------ THE RECORDS ------
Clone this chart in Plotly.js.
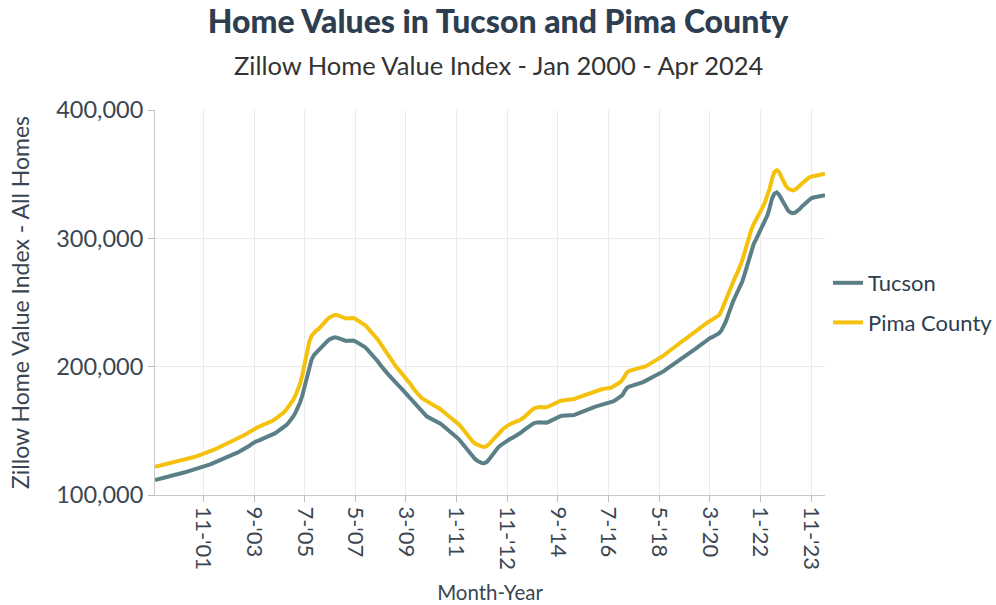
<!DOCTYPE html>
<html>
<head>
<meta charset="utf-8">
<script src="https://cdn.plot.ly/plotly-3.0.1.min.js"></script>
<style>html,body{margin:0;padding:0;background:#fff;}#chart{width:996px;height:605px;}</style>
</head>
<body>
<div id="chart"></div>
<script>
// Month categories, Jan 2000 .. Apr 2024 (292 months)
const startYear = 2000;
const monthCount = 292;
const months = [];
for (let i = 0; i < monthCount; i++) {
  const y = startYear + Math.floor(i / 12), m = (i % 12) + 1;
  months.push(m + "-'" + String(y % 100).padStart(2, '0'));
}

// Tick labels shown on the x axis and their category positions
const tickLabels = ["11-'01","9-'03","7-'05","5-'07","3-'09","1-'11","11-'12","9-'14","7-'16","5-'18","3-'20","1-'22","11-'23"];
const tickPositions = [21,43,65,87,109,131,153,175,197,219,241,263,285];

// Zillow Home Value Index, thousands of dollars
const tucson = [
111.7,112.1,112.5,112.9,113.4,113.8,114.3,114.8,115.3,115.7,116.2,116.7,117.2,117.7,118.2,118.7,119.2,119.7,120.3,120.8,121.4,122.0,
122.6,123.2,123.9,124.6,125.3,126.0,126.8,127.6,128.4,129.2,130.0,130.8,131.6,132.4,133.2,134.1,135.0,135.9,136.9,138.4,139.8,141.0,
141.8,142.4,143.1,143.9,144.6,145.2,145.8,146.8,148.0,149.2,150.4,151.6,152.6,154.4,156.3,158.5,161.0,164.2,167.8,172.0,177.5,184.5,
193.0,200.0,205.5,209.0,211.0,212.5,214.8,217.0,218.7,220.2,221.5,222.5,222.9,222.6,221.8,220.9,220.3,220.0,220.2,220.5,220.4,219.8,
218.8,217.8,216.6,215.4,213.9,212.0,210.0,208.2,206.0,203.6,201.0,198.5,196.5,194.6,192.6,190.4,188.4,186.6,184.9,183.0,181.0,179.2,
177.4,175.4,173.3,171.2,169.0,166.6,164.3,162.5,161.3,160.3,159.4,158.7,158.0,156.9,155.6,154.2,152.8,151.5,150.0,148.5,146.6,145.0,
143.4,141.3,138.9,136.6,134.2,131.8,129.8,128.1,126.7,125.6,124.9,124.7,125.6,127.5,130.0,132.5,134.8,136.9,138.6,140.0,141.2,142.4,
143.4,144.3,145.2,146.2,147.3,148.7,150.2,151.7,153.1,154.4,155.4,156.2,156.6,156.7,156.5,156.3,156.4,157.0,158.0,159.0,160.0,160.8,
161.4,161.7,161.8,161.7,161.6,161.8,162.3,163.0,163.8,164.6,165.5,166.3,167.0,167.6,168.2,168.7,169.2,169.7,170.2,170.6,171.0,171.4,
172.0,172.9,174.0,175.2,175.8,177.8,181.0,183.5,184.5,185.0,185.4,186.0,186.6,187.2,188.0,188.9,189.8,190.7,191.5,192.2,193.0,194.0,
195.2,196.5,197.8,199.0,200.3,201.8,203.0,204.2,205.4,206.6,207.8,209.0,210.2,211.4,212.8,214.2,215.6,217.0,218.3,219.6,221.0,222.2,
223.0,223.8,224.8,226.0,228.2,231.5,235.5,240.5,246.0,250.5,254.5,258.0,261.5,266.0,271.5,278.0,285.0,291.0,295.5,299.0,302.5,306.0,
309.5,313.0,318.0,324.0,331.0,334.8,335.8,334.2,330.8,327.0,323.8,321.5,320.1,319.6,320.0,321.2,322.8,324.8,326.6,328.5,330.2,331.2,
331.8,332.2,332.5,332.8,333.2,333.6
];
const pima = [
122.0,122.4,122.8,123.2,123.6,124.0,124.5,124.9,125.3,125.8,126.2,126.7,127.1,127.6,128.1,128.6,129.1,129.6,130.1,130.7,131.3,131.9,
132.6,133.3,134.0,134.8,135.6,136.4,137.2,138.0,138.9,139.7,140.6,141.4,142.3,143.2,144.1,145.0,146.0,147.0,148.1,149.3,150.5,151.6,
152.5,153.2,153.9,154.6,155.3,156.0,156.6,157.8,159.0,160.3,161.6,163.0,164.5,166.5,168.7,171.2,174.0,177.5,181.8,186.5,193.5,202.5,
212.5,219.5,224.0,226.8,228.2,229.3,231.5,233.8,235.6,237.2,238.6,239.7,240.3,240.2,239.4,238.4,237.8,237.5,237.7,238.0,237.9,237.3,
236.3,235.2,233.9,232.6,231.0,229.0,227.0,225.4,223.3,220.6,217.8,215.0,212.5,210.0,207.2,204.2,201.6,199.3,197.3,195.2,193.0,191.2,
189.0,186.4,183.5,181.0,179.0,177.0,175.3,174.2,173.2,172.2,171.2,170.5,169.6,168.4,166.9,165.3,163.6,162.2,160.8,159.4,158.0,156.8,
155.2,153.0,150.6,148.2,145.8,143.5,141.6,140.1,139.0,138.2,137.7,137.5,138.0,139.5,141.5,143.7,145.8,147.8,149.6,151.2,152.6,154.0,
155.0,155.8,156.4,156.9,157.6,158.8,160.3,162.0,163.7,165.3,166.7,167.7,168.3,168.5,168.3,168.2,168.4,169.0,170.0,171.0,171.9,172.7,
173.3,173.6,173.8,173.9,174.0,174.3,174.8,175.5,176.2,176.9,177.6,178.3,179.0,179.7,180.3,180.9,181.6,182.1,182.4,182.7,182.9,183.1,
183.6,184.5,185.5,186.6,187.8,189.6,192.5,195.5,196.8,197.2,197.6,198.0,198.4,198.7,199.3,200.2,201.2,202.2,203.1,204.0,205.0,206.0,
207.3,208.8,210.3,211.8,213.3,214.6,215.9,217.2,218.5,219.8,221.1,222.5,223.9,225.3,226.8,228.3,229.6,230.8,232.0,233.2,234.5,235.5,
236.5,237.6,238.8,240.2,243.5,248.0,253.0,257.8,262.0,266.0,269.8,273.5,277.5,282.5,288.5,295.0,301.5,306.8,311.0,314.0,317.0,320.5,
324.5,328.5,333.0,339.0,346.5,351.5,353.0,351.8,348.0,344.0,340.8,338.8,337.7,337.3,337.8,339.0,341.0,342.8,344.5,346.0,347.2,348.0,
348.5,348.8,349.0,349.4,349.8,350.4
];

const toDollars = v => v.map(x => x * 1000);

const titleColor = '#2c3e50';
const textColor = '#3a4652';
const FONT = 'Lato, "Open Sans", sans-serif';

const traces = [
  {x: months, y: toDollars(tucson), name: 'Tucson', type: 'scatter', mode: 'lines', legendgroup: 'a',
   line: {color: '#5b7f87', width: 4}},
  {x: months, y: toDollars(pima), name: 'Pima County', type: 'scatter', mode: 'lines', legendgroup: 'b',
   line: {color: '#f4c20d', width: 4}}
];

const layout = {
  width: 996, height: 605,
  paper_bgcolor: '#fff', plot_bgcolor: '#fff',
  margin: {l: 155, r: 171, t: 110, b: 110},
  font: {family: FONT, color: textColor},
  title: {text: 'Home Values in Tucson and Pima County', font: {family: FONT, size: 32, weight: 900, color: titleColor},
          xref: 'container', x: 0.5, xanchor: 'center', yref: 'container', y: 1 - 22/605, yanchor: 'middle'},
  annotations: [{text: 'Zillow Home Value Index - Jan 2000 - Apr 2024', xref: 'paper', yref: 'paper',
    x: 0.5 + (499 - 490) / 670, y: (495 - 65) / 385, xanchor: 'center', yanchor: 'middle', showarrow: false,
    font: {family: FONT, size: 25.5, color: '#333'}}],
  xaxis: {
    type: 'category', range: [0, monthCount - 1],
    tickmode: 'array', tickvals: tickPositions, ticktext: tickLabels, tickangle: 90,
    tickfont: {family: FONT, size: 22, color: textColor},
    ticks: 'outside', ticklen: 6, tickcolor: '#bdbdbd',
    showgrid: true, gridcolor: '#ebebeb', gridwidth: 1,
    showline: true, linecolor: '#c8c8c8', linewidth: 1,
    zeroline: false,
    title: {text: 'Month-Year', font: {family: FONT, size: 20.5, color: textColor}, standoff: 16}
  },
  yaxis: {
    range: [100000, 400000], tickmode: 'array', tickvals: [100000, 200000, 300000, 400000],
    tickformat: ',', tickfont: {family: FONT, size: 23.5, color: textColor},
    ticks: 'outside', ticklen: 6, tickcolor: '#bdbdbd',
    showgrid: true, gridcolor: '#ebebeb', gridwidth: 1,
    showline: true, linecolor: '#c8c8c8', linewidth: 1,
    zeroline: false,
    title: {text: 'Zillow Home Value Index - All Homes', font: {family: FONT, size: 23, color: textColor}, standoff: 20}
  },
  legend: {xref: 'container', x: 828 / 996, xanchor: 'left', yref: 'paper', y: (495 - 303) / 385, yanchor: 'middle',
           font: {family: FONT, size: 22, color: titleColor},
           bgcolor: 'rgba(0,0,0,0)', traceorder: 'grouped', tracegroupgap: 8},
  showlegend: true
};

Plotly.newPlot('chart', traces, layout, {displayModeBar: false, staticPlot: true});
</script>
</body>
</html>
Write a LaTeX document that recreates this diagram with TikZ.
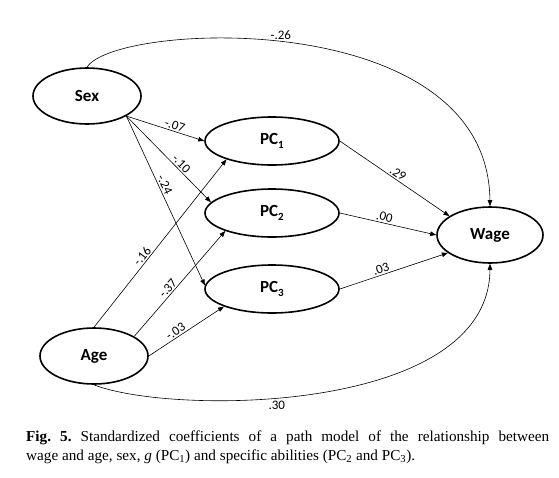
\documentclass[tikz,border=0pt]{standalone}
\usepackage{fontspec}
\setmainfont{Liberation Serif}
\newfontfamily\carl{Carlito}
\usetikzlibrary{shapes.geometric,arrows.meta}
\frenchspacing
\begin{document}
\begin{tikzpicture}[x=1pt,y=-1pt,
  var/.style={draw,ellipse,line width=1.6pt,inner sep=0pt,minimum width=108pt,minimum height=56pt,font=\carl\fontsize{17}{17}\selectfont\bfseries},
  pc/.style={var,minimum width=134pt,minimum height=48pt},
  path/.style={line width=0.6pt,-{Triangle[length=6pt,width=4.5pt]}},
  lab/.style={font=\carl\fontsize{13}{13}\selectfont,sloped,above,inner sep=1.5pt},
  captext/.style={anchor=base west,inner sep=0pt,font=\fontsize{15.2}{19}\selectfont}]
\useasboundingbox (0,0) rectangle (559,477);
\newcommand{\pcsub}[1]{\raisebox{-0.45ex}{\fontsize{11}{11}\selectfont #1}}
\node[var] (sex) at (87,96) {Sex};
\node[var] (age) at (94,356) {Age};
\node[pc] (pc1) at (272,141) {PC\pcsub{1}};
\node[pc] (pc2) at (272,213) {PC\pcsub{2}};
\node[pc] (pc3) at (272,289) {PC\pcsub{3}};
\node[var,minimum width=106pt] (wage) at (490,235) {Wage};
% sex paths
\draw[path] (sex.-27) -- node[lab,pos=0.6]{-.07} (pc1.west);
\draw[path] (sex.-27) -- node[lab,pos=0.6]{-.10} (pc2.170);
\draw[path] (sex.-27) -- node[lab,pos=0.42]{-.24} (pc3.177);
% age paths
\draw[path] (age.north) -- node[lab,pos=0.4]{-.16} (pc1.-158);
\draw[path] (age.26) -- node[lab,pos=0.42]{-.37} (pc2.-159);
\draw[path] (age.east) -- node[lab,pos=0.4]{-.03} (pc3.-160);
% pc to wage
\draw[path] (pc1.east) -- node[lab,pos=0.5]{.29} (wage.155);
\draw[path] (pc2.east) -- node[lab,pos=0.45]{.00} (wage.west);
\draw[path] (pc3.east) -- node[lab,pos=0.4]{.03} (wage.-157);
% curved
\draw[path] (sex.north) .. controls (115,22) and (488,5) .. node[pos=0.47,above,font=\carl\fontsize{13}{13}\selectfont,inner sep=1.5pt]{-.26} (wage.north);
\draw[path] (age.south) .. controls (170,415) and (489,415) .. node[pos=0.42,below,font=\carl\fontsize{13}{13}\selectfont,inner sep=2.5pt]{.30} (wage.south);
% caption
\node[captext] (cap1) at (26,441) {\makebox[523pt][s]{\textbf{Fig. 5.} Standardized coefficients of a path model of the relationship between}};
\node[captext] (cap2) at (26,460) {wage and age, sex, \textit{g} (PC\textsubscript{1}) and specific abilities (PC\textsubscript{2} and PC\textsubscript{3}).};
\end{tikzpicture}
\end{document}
------
▶ INSTRUCTIONS FOR THE TASK
Take every line from the data above that holds "this" and copy it out.

▶ RIGHT ANSWER
Clone this chart in Plotly.js.
Write a LaTeX document that recreates this diagram with TikZ.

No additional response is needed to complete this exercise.